§ Task to carry out
Print exactly what lies from the line with "Emit a Python" down to the line with "plt.rcParams['hatch.linewidth'] = 1.1", counting both of those lines, but not the pictures.

§ Task inputs
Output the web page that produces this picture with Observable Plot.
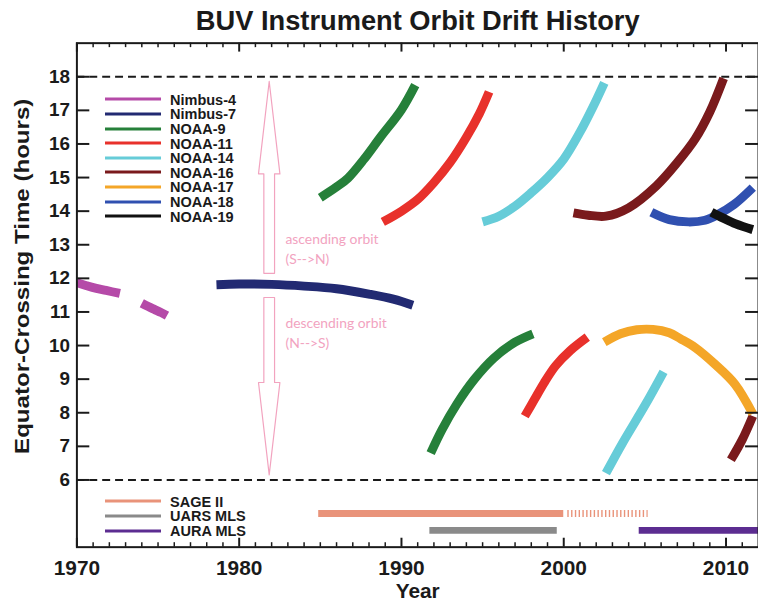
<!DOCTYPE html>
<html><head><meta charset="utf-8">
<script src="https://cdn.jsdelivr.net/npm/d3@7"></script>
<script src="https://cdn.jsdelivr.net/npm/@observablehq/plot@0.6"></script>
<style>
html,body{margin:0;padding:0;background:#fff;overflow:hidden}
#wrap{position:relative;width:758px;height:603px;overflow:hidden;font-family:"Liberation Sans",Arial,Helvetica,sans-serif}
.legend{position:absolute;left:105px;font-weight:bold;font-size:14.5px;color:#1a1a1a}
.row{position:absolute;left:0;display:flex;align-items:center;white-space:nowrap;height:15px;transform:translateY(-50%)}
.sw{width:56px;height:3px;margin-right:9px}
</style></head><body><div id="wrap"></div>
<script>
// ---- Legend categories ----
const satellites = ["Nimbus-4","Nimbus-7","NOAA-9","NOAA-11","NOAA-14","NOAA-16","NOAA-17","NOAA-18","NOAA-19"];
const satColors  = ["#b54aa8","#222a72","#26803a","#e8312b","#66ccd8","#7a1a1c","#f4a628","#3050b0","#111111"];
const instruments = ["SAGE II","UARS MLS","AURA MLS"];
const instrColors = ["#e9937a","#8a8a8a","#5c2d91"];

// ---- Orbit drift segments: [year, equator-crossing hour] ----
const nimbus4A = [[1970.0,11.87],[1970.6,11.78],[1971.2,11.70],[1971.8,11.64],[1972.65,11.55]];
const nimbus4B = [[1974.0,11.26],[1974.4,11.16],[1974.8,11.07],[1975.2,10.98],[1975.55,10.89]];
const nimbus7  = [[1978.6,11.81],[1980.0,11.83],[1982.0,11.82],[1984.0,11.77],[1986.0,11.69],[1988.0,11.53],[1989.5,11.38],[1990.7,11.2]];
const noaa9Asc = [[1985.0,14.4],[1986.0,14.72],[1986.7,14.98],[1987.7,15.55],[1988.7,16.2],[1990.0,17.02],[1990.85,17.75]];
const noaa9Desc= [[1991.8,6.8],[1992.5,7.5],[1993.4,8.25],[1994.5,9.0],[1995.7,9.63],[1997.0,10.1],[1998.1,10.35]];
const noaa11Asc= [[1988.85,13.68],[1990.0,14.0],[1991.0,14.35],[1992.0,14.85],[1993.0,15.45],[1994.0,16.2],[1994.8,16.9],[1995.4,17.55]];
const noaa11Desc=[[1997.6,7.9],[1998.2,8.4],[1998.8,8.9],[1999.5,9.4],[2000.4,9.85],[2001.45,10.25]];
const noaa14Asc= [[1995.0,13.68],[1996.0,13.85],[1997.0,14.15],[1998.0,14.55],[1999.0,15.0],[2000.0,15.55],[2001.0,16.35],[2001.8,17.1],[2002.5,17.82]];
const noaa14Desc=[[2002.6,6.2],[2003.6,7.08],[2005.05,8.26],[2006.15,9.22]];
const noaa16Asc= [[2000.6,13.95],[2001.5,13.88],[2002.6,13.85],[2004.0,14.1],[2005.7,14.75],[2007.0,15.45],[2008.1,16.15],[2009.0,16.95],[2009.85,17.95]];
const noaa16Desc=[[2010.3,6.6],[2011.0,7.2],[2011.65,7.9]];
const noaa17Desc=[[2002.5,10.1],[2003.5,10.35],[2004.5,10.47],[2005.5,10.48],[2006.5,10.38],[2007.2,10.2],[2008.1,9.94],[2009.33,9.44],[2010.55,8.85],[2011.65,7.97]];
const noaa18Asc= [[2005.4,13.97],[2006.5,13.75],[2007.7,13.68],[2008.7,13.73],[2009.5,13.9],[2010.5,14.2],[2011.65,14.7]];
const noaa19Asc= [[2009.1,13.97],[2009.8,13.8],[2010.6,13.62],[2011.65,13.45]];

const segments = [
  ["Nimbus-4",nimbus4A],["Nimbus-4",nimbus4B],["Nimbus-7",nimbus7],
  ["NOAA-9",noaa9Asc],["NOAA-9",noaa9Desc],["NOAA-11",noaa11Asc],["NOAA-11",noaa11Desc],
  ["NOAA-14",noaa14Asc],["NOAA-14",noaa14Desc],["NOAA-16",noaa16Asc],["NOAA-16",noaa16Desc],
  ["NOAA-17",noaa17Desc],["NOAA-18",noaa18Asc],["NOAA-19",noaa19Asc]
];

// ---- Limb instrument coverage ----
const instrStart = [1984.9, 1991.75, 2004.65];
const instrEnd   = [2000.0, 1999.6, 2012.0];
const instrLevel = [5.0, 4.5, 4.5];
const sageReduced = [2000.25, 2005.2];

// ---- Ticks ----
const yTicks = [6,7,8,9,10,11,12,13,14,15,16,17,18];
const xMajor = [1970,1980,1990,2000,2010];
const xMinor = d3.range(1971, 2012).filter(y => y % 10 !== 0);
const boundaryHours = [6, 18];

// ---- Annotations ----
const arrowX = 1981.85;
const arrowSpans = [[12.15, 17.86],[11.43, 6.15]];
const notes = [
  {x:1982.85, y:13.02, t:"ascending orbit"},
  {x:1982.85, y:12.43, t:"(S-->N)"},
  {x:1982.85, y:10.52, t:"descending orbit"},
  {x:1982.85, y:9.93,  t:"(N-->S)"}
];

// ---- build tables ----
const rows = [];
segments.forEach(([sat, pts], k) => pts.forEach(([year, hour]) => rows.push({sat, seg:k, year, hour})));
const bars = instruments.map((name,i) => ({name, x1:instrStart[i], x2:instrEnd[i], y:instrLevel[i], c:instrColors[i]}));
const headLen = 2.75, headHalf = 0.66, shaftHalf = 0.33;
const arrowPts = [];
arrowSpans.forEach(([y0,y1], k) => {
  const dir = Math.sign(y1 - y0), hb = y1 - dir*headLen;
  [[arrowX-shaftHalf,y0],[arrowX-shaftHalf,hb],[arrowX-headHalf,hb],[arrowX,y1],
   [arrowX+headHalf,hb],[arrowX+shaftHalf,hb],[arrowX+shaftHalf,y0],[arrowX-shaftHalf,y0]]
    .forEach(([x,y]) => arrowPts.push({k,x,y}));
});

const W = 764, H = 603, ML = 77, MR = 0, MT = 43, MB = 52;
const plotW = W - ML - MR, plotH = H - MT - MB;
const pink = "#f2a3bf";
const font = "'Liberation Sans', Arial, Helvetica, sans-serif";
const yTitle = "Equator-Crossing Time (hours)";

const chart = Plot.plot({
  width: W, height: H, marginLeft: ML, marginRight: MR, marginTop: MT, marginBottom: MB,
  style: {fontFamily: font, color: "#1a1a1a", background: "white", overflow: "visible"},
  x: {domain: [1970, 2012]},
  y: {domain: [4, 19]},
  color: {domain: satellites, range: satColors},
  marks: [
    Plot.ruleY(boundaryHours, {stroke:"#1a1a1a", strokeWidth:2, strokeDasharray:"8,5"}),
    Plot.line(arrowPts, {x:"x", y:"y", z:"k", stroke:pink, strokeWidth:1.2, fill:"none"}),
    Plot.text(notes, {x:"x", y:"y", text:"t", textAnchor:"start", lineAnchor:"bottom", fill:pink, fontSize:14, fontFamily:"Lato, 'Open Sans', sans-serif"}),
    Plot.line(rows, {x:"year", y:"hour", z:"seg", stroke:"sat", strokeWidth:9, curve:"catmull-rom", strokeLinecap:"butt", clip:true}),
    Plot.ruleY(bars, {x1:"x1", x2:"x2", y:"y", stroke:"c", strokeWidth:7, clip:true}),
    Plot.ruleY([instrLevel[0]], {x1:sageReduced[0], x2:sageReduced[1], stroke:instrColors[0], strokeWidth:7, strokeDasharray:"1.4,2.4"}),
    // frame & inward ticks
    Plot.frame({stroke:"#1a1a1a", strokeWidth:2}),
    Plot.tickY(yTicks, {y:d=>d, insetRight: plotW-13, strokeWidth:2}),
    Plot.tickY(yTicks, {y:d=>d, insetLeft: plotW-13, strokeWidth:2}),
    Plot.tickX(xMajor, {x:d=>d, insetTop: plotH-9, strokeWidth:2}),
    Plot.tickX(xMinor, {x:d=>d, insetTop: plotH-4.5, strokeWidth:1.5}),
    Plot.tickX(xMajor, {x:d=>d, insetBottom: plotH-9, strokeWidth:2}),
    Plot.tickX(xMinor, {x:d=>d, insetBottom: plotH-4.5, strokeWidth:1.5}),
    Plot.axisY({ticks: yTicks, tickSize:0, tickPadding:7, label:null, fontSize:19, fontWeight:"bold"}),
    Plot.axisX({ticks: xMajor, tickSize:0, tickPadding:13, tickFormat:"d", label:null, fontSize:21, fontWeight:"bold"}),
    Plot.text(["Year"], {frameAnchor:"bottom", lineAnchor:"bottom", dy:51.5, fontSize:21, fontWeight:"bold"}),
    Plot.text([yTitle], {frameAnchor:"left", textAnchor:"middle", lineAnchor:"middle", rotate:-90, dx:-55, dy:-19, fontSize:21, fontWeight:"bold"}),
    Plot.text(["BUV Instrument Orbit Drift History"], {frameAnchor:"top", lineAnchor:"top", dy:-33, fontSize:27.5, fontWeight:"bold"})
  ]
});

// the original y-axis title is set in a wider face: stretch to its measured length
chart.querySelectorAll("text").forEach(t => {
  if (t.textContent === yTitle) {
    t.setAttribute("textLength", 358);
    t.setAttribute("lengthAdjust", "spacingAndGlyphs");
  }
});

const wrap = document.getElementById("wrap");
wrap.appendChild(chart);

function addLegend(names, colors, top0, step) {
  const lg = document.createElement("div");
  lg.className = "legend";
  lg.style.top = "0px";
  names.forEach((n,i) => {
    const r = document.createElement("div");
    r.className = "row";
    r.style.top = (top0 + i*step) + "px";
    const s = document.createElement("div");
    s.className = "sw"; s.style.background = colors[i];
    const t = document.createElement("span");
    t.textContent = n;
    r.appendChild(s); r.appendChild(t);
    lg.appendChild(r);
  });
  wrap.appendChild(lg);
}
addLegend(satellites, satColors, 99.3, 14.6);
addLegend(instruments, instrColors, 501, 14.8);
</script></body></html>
* * *
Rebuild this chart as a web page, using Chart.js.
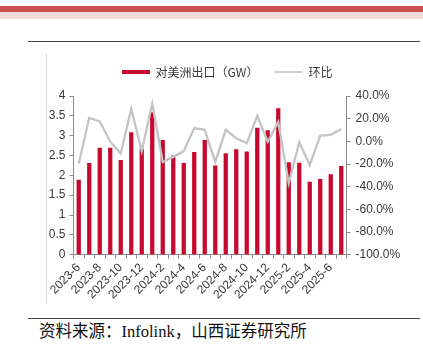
...
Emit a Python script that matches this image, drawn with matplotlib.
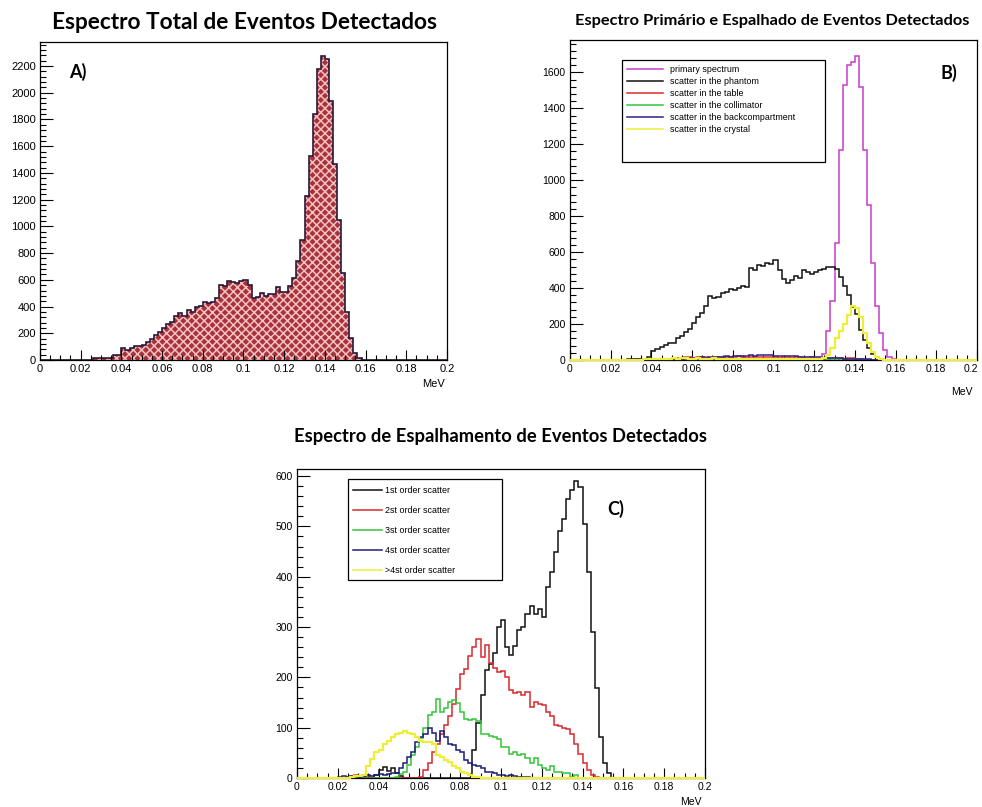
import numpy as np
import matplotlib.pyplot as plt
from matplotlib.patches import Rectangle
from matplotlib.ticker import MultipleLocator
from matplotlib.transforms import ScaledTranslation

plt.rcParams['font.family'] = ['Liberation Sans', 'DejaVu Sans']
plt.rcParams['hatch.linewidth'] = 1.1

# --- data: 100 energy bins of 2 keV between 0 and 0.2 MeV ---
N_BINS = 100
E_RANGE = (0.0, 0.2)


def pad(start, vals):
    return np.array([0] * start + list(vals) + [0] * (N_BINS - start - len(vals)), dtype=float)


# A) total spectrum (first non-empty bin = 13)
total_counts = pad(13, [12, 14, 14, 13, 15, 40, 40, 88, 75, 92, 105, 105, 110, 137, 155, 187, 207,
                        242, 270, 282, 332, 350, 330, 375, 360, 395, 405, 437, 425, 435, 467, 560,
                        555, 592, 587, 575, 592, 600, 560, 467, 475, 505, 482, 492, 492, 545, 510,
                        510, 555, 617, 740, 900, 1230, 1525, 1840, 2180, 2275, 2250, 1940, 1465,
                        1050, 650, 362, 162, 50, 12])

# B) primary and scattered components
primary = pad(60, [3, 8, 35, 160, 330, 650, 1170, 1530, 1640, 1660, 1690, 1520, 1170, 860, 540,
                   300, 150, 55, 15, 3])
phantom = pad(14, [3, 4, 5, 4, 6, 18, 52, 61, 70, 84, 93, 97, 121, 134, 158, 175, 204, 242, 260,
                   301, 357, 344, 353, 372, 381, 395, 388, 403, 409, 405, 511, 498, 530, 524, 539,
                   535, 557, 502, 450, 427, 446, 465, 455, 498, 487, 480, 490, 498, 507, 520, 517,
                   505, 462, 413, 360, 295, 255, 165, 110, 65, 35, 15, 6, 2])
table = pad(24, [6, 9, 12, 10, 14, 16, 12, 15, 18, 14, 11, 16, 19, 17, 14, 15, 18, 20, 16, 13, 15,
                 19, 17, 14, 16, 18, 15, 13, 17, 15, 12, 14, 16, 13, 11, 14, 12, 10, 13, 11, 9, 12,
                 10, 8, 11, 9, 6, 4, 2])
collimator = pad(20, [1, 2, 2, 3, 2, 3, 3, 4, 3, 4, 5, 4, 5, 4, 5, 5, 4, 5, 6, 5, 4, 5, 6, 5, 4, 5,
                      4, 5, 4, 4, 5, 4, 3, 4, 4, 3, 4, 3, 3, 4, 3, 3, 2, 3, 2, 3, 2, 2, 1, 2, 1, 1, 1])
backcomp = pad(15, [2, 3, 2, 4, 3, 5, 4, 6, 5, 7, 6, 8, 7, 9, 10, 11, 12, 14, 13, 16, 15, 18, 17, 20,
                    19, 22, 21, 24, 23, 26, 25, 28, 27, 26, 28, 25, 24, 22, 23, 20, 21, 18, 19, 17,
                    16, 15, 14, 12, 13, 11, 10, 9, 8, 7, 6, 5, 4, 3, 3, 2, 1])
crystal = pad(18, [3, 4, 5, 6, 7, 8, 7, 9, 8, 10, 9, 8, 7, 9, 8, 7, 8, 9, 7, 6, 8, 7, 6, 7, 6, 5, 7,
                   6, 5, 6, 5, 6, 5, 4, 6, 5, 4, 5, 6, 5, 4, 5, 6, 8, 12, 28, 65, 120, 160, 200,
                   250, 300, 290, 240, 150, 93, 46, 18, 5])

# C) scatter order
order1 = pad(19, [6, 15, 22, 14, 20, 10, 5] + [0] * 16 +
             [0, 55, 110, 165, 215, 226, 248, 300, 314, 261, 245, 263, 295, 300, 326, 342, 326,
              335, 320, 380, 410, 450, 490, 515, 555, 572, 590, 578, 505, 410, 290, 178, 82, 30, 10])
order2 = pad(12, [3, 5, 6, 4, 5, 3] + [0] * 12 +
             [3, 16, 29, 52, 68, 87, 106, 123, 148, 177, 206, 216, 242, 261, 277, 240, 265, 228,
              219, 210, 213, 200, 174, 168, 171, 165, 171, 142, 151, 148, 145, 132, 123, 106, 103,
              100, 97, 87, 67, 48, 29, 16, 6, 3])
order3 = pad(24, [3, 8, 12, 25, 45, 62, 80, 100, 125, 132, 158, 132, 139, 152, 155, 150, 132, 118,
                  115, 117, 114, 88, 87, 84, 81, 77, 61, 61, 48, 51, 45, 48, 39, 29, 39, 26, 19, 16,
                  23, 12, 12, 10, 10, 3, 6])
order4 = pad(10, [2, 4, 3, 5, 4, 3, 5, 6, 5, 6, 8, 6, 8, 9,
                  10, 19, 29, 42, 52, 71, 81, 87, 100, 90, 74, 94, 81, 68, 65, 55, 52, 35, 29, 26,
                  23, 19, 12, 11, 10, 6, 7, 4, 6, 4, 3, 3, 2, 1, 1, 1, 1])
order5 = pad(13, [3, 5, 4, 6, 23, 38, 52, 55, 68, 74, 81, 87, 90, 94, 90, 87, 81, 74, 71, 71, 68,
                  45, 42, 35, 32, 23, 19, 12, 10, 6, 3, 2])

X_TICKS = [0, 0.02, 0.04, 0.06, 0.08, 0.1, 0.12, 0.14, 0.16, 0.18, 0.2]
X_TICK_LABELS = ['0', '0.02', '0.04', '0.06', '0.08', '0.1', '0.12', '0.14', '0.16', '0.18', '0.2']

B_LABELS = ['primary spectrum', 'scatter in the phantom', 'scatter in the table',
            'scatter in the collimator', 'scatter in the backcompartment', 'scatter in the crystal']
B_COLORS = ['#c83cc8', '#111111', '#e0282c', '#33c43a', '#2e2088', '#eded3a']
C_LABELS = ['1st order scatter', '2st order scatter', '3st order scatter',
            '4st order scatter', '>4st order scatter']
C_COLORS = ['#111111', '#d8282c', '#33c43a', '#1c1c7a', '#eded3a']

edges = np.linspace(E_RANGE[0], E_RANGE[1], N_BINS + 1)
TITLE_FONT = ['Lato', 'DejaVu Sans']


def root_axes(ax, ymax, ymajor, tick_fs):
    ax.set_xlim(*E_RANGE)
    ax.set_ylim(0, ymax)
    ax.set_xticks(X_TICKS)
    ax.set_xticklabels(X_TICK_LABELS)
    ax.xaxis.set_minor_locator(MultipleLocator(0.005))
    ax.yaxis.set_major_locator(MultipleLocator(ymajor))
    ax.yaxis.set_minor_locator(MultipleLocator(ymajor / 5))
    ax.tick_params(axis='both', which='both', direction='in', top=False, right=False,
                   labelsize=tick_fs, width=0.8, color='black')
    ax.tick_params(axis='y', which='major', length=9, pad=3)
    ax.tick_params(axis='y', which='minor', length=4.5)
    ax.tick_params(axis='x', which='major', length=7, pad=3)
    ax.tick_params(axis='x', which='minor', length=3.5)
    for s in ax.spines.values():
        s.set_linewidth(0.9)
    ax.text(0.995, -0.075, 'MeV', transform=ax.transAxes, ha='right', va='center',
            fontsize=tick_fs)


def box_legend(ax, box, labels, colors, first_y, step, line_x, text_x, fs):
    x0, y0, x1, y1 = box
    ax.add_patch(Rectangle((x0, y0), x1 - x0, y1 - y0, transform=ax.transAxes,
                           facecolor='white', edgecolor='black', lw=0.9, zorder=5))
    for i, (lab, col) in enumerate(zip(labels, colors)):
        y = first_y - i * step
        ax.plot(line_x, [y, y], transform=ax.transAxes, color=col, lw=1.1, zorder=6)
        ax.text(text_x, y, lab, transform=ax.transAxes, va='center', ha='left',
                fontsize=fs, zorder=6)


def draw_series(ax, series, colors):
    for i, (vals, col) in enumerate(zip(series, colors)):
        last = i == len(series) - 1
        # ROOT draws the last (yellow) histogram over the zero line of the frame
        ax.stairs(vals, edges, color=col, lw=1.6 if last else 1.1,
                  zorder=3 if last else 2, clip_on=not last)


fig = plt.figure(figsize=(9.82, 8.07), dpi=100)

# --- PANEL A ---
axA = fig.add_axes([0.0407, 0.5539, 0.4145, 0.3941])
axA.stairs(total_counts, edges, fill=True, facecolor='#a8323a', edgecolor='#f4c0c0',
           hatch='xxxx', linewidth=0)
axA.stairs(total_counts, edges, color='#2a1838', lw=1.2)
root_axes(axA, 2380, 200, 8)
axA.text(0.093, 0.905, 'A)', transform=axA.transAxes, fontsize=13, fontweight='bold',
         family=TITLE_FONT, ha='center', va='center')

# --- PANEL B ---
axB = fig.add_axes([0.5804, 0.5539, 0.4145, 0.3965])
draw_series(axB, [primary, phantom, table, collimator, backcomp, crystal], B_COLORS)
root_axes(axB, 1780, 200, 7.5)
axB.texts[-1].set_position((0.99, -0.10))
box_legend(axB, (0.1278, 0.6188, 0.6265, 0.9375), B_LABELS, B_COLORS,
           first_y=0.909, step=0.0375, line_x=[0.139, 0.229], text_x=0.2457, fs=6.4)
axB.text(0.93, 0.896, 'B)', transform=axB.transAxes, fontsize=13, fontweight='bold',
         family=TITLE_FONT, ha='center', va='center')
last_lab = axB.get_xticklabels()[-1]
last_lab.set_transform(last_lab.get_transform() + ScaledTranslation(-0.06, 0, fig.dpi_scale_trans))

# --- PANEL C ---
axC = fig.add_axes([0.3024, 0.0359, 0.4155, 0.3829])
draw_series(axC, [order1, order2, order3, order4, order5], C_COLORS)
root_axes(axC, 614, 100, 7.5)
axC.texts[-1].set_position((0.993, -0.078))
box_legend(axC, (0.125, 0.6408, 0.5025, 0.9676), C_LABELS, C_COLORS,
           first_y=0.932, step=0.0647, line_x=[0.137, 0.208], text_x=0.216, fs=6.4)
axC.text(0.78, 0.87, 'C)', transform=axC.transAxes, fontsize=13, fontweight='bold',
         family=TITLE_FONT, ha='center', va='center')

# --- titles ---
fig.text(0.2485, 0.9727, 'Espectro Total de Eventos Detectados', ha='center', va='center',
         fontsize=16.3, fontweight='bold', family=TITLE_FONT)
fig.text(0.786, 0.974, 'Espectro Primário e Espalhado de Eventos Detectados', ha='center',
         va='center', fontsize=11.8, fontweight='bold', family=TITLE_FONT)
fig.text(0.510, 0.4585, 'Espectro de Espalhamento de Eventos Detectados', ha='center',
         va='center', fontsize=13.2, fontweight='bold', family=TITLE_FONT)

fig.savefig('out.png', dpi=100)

§ Response to this task
Emit a Python script that matches this image, drawn with matplotlib.
import numpy as np
import matplotlib.pyplot as plt
from matplotlib.patches import Rectangle
from matplotlib.ticker import MultipleLocator
from matplotlib.transforms import ScaledTranslation

plt.rcParams['font.family'] = ['Liberation Sans', 'DejaVu Sans']
plt.rcParams['hatch.linewidth'] = 1.1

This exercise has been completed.